With just under four minutes to play, Cowan exploded toward the rim, looking for his first made field goal. To that point, the Big Ten’s fifth-highest scorer had only been able to muster eight points from the free-throw line.

Despite making his first field goal of the evening, Cowan wasn’t satisfied when he landed on the ground — mostly because his fall was a crash landing on the floor, after a mid-air collision with a 6-foot-9 forward, 270-pound forward.

“Anthony went in and shot a layup. Somehow, he ends up on the ground. I don’t think he ended up [there] by himself,” Turgeon said. “He was frustrated because he got tackled on a layup and there wasn’t a call.”

When he realized the official didn’t blow the whistle, Cowan’s frustration boiled over. He kicked out his leg.

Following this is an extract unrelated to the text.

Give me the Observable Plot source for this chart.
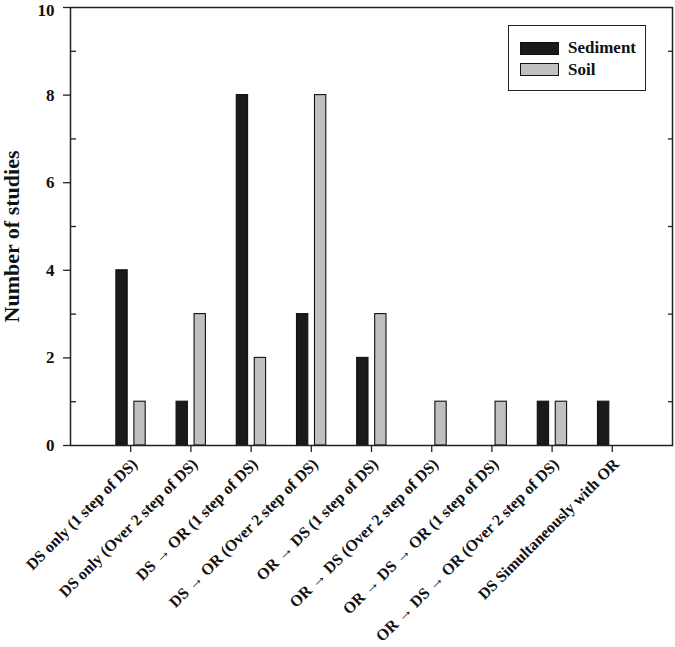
<!DOCTYPE html>
<html>
<head>
<meta charset="utf-8">
<script src="https://cdn.jsdelivr.net/npm/d3@7"></script>
<script src="https://cdn.jsdelivr.net/npm/@observablehq/plot@0.6"></script>
<style>
  html, body { margin: 0; padding: 0; background: #fff; }
  #wrap { position: relative; width: 675px; height: 647px; font-family: "Liberation Serif", "Times New Roman", serif; }
  #legend { position: absolute; left: 508px; top: 25px; width: 136px; height: 64px; border: 1.4px solid #222; background: #fff; }
  .row { position: absolute; left: 11px; height: 14px; display: flex; align-items: center; }
  .sw { width: 37px; height: 11px; border: 1.2px solid #111; margin-right: 9px; }
  .lab { font-weight: bold; font-size: 17px; color: #111; }
</style>
</head>
<body>
<div id="wrap"></div>
<script>
const categories = [
  "DS only (1 step of DS)",
  "DS only (Over 2 step of DS)",
  "DS → OR (1 step of DS)",
  "DS → OR (Over 2 step of DS)",
  "OR → DS (1 step of DS)",
  "OR → DS (Over 2 step of DS)",
  "OR → DS → OR (1 step of DS)",
  "OR → DS → OR (Over 2 step of DS)",
  "DS Simultaneously with OR"
];
const sediment = [4, 1, 8, 3, 2, 0, 0, 1, 1];
const soil = [1, 3, 2, 8, 3, 1, 1, 1, 0];
const series = ["Sediment", "Soil"];
const colors = ["#1a1a1a", "#c0c0c0"];
const majorTicks = [0, 2, 4, 6, 8, 10];
const lowerLabels = [0, 2, 4, 6, 8];
const topLabel = [10];
const minorTicks = [1, 3, 5, 7, 9];

const rows = [];
categories.forEach((c, i) => {
  rows.push({cat: c, pos: i + 1, series: "Sediment", value: sediment[i], off0: -0.238, off1: -0.05});
  rows.push({cat: c, pos: i + 1, series: "Soil", value: soil[i], off0: 0.061, off1: 0.249});
});
const bars = rows.filter(d => d.value > 0);

const font = "'Liberation Serif', 'Times New Roman', serif";

const chart = Plot.plot({
  width: 675,
  height: 647,
  marginLeft: 70,
  marginRight: 3,
  marginTop: 7,
  marginBottom: 202,
  style: {fontFamily: font, fontWeight: "bold", color: "#111", background: "#fff", overflow: "visible"},
  x: {domain: [0, 10], axis: null},
  y: {domain: [0, 10], axis: null},
  color: {domain: series, range: colors},
  marks: [
    Plot.rectY(bars, {
      x1: d => d.pos + d.off0,
      x2: d => d.pos + d.off1,
      y1: 0,
      y2: "value",
      fill: "series",
      stroke: "#111",
      strokeWidth: 1.1
    }),
    Plot.axisY({ticks: majorTicks, tickSize: 7, tickFormat: () => "", label: null, stroke: "#222", strokeWidth: 1.3}),
    Plot.axisY({ticks: lowerLabels, tickSize: 0, tickPadding: 16, fontSize: 17, fontWeight: "bold", label: null}),
    Plot.axisY({ticks: topLabel, tickSize: 0, tickPadding: 16, fontSize: 17, fontWeight: "bold", label: null, dy: 3}),
    Plot.axisY({ticks: minorTicks, tickSize: -6, tickFormat: () => "", label: null, stroke: "#222", strokeWidth: 1.3}),
    Plot.axisY({anchor: "right", ticks: minorTicks, tickSize: -5, tickFormat: () => "", label: null, stroke: "#222", strokeWidth: 1.3}),
    Plot.axisX({ticks: categories.map((d, i) => i + 1), tickSize: 7, tickFormat: () => "", label: null, stroke: "#222", strokeWidth: 1.3}),
    Plot.text(categories, {
      x: (d, i) => i + 1,
      y: 0,
      text: d => d,
      rotate: -45,
      textAnchor: "end",
      lineAnchor: "middle",
      dx: 4,
      dy: 16,
      fontSize: 16,
      fontWeight: "bold",
      fill: "#111"
    }),
    Plot.text(["Number of studies"], {
      frameAnchor: "left",
      text: d => d,
      rotate: -90,
      textAnchor: "middle",
      dx: -59,
      dy: 10,
      fontSize: 22,
      fontWeight: "bold",
      fill: "#111"
    }),
    Plot.frame({stroke: "#222", strokeWidth: 1.5})
  ]
});

const wrap = document.getElementById("wrap");
wrap.appendChild(chart);

const legend = document.createElement("div");
legend.id = "legend";
series.forEach((s, i) => {
  const row = document.createElement("div");
  row.className = "row";
  row.style.top = (15 + i * 21.5) + "px";
  const sw = document.createElement("div");
  sw.className = "sw";
  sw.style.background = colors[i];
  const lab = document.createElement("span");
  lab.className = "lab";
  lab.textContent = s;
  row.appendChild(sw);
  row.appendChild(lab);
  legend.appendChild(row);
});
wrap.appendChild(legend);
</script>
</body>
</html>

The officials stopped play to review the situation — a near miss between Cowan’s foot and Wesson’s head.

After the review, which coincided with the final media timeout, the officials explained to Turgeon that they had to call the technical foul because of the appearance of intent.

Turgeon explained after the game that Cowan wasn’t aiming for Wesson’s head, and it was a bout of frustration because of the officials’ reluctance to call that foul.

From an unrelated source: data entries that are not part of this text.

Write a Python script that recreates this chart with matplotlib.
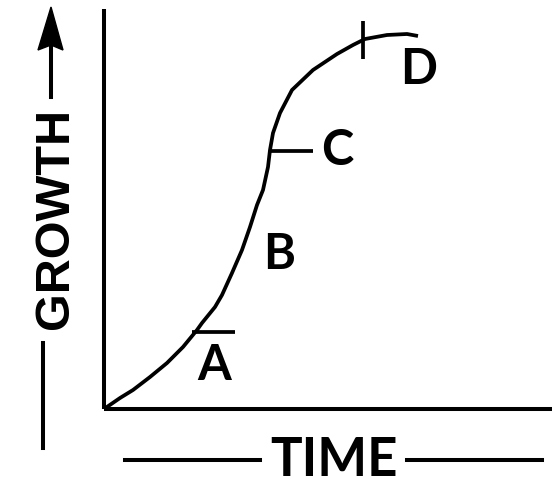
import matplotlib
matplotlib.use("Agg")
import matplotlib.pyplot as plt
from matplotlib.lines import Line2D
from matplotlib.patches import Polygon

# ---- data (time, growth) ----
time = [0, 16, 29, 46, 63, 79, 93, 98, 111, 118, 128, 138, 146, 153, 159, 164,
        166, 169, 176, 188, 209, 233, 249, 261, 283, 303, 314]
growth = [0, 11, 19, 32, 46, 62, 79, 86, 102, 114, 136, 159, 182, 204, 219, 242,
          259, 276, 296, 319, 339, 355, 364, 370, 374, 375, 373]

phase_labels = ["A", "B", "C", "D"]
label_time = [110, 175, 233, 315]
label_growth = [29, 140, 244, 325]

# phase marks: A and C horizontal, D vertical
markA_time = [88, 131]
markA_growth = [77, 77]
markC_time = [166, 209]
markC_growth = [258, 258]
markD_time = [259, 259]
markD_growth = [350, 388]

W, H = 560, 500
fig = plt.figure(figsize=(W / 100, H / 100), dpi=100)
fig.patch.set_facecolor("white")

def fx(x):
    return x / W

def fy(y):
    return 1 - y / H

ax = fig.add_axes([fx(104), fy(409), 448 / W, 400 / H])
ax.set_xlim(0, 448)
ax.set_ylim(0, 400)
for s in ["top", "right"]:
    ax.spines[s].set_visible(False)
for s in ["left", "bottom"]:
    ax.spines[s].set_linewidth(2.9)
    ax.spines[s].set_capstyle("butt")
ax.set_xticks([])
ax.set_yticks([])

lw = 2.7
ax.plot(time, growth, color="black", lw=lw, solid_joinstyle="round",
        solid_capstyle="butt", clip_on=False)
ax.plot(markA_time, markA_growth, color="black", lw=lw, solid_capstyle="butt")
ax.plot(markC_time, markC_growth, color="black", lw=lw, solid_capstyle="butt")
ax.plot(markD_time, markD_growth, color="black", lw=lw, solid_capstyle="butt", clip_on=False)

for lab, x, y in zip(phase_labels, label_time, label_growth):
    ax.text(x, y, lab, ha="center", va="baseline", fontsize=35,
            fontfamily="Lato", fontweight="bold", color="black")

# ---- TIME label with side lines ----
fig.text(fx(334), fy(476), "TIME", ha="center", va="baseline", fontsize=38,
         fontfamily="Lato", fontweight="bold", color="black")
fig.add_artist(Line2D([fx(125), fx(260)], [fy(460), fy(460)], color="black", lw=2.9,
                      transform=fig.transFigure))
fig.add_artist(Line2D([fx(407), fx(542)], [fy(460), fy(460)], color="black", lw=2.9,
                      transform=fig.transFigure))

# ---- GROWTH label with line and arrow ----
fig.text(fx(68), fy(218), "GROWTH", ha="center", va="baseline", rotation=90,
         rotation_mode="anchor", fontsize=35, fontfamily="Liberation Sans",
         fontweight="bold", color="black")
fig.add_artist(Line2D([fx(43), fx(43)], [fy(343), fy(448)], color="black", lw=2.9,
                      transform=fig.transFigure))
fig.add_artist(Line2D([fx(51), fx(51)], [fy(97), fy(45)], color="black", lw=2.9,
                      transform=fig.transFigure))
fig.add_artist(Polygon([(fx(51), fy(7)), (fx(63), fy(50)), (fx(51), fy(45)), (fx(38), fy(50))],
                       closed=True, facecolor="black", edgecolor="black", lw=1,
                       transform=fig.transFigure))

fig.savefig("out.png", dpi=100, facecolor="white")
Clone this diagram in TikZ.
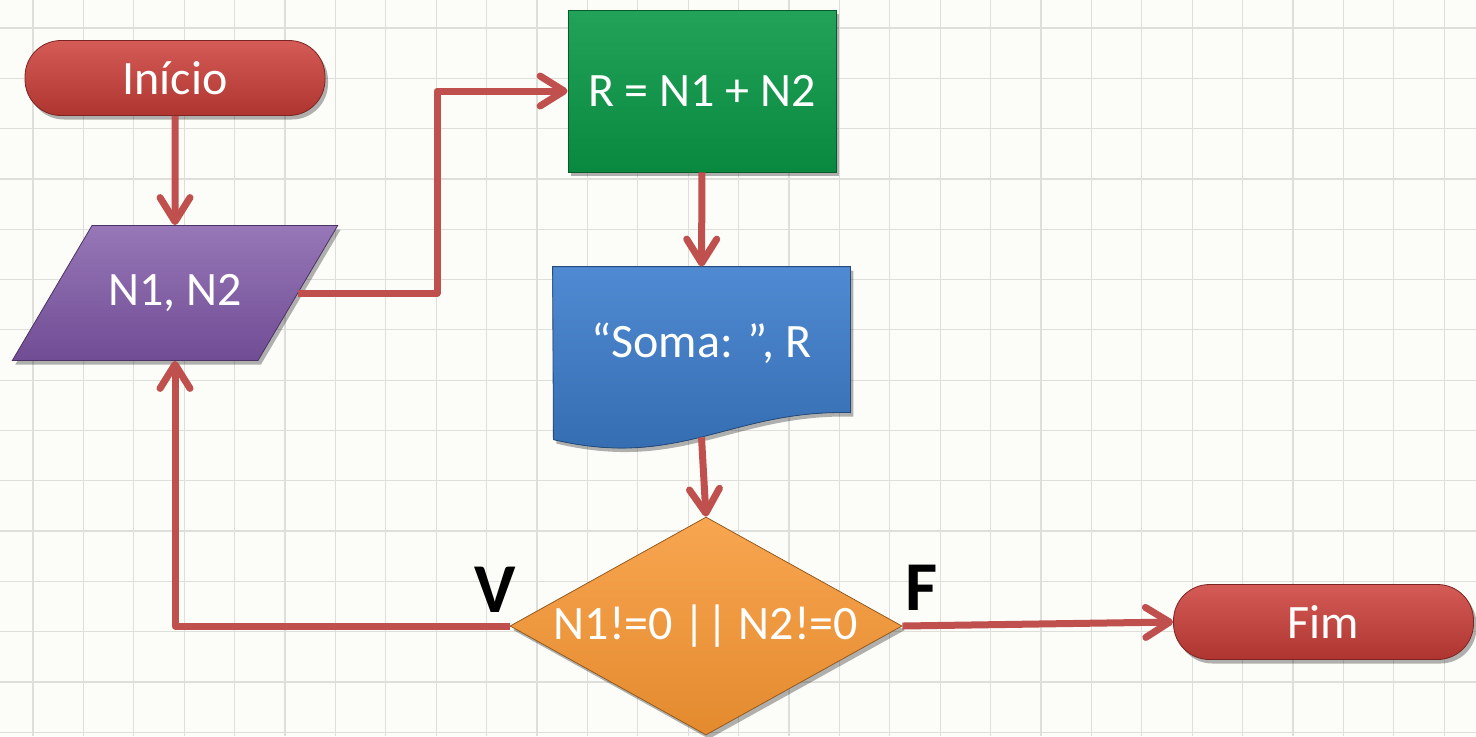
\documentclass[tikz,border=0pt]{standalone}
\usepackage{fontspec}
\setmainfont{Carlito}
\usetikzlibrary{shapes.geometric, arrows.meta, shadows, backgrounds}
\definecolor{vermelho}{RGB}{205,62,56}
\definecolor{roxo}{RGB}{125,85,165}
\definecolor{verde}{RGB}{10,152,70}
\definecolor{azul}{RGB}{60,125,205}
\definecolor{laranja}{RGB}{247,150,50}
\definecolor{seta}{RGB}{192,80,77}
\definecolor{fundo}{RGB}{252,252,248}
\definecolor{grade}{RGB}{222,222,218}
\begin{document}
\begin{tikzpicture}[
  x=0.5pt, y=-0.5pt,
  every node/.style={font=\fontsize{24}{28}\selectfont, text=white, inner sep=0pt},
  sombra/.style={drop shadow={shadow xshift=1.5pt, shadow yshift=-2pt, opacity=0.3, fill=black}},
  terminal/.style={rectangle, rounded corners=18pt, minimum width=150pt, minimum height=37.5pt,
    top color=vermelho!85!white, bottom color=vermelho!85!black, draw=vermelho!60!black, sombra},
  entradabox/.style={trapezium, trapezium left angle=64.6, trapezium right angle=115.4,
    trapezium stretches=true, minimum width=163pt, text height=16pt, text depth=4pt,
    inner ysep=23.75pt, top color=roxo!80!white, bottom color=roxo!90!black,
    draw=roxo!60!black, sombra},
  processo/.style={rectangle, minimum width=134pt, minimum height=81pt,
    top color=verde!90!white, bottom color=verde!90!black, draw=verde!60!black, sombra},
  saidabox/.style={rectangle, minimum width=148.5pt, minimum height=76.5pt},
  documento/.style={top color=azul!90!white, bottom color=azul!85!black, draw=azul!60!black, sombra},
  decisao/.style={diamond, shape aspect=1.8, minimum width=196pt, minimum height=109pt,
    top color=laranja!85!white, bottom color=laranja!92!black, draw=laranja!60!black, sombra},
  fluxo/.style={-{Straight Barb[round, length=12pt, width=15pt]}, line width=3.5pt,
    draw=seta, line join=round},
  rotulo/.style={font=\bfseries\fontsize{35}{40}\selectfont, text=black},
  gradeline/.style={draw=grade, line width=0.6pt},
]
  \useasboundingbox (0,0) rectangle (1476,736);
  % Background grid
  \begin{scope}[on background layer]
    \fill[fundo] (0,0) rectangle (1476,736);
    \foreach \i in {0,...,28}
      \draw[gradeline] ({33+50.4*\i},0) -- ({33+50.4*\i},736);
    \foreach \j in {0,...,14}
      \draw[gradeline] (0,{28+50.3*\j}) -- (1476,{28+50.3*\j});
  \end{scope}
  % Nodes
  \node[terminal] (inicio) at (175,78) {Início};
  \node[entradabox] (entrada) at (175,293) {N1, N2};
  \node[processo] (soma) at (702,91) {R = N1 + N2};
  \node[saidabox] (saida) at (701.5,343.5) {“Soma: ”, R};
  \node[decisao] (teste) at (706,626) {N1!=0 || N2!=0};
  \node[terminal] (fim) at (1323.5,622) {Fim};
  % Document shape behind its text
  \begin{scope}[on background layer]
    \fill[documento] (saida.north west) -- (saida.north east) -- ++(0,146)
      .. controls +(-120,-3) and +(127,30) .. ++(-297,27) -- cycle;
  \end{scope}
  % Edges
  \coordinate (dobra) at (437,90);
  \draw[fluxo] (inicio) -- (entrada);
  \draw[fluxo] (entrada.east) -- (entrada.east -| dobra) |- (soma.west);
  \draw[fluxo] (soma) -- (saida);
  \draw[fluxo] ([yshift=-8.5pt]saida.south) -- (teste.north);
  \draw[fluxo] (teste.west) -| (entrada.south);
  \draw[fluxo] (teste.east) -- (fim.west);
  % Labels
  \node[rotulo] (verdadeiro) at (495,590) {V};
  \node[rotulo] (falso) at (922,588) {F};
\end{tikzpicture}
\end{document}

“Shouldn’t have done it, he did it,” Turgeon said. “But Anthony’s not kicking at him. … We can take all that out of the way that he was trying to kick the player, because he wasn’t.”

The officials made the determination just before the timeout expired. Instead of heading back on the floor for yet another closely contested game in his storied Maryland career, Cowan was forced to be a spectator for the final minutes.

After removing the towel from his face, Cowan clapped and shouted encouragement from the bench as he tried to lead from the sideline.

“His passion is coming out. He just wants to win, and whatever he’s got to do to help us win, he’s all in,” guard Eric Ayala said. “He’s our leader, you know, we follow him. I just see his passion out there — how passionate he is about winning.”

When Cowan was relegated to the bench for good, Maryland trailed 64-59. The Terps tallied 13 points after his departure, but it wasn’t enough to complete the comeback, as the Buckeyes kept responding on the other end.

Following the game, Holtmann was complimentary of the Terps’ guard and just how difficult he is to formulate a gameplan against, because of his combination of driving ability and shooting proficiency.

“The kid’s been such a great player for four years,” Holtmann said. “I can’t wait to see him leave.”

If Maryland and Ohio State don’t meet in the postseason, Holtmann’s last on-court memory of Cowan in a Terps jersey will be a kick that ended a frustrating evening in Columbus, Ohio.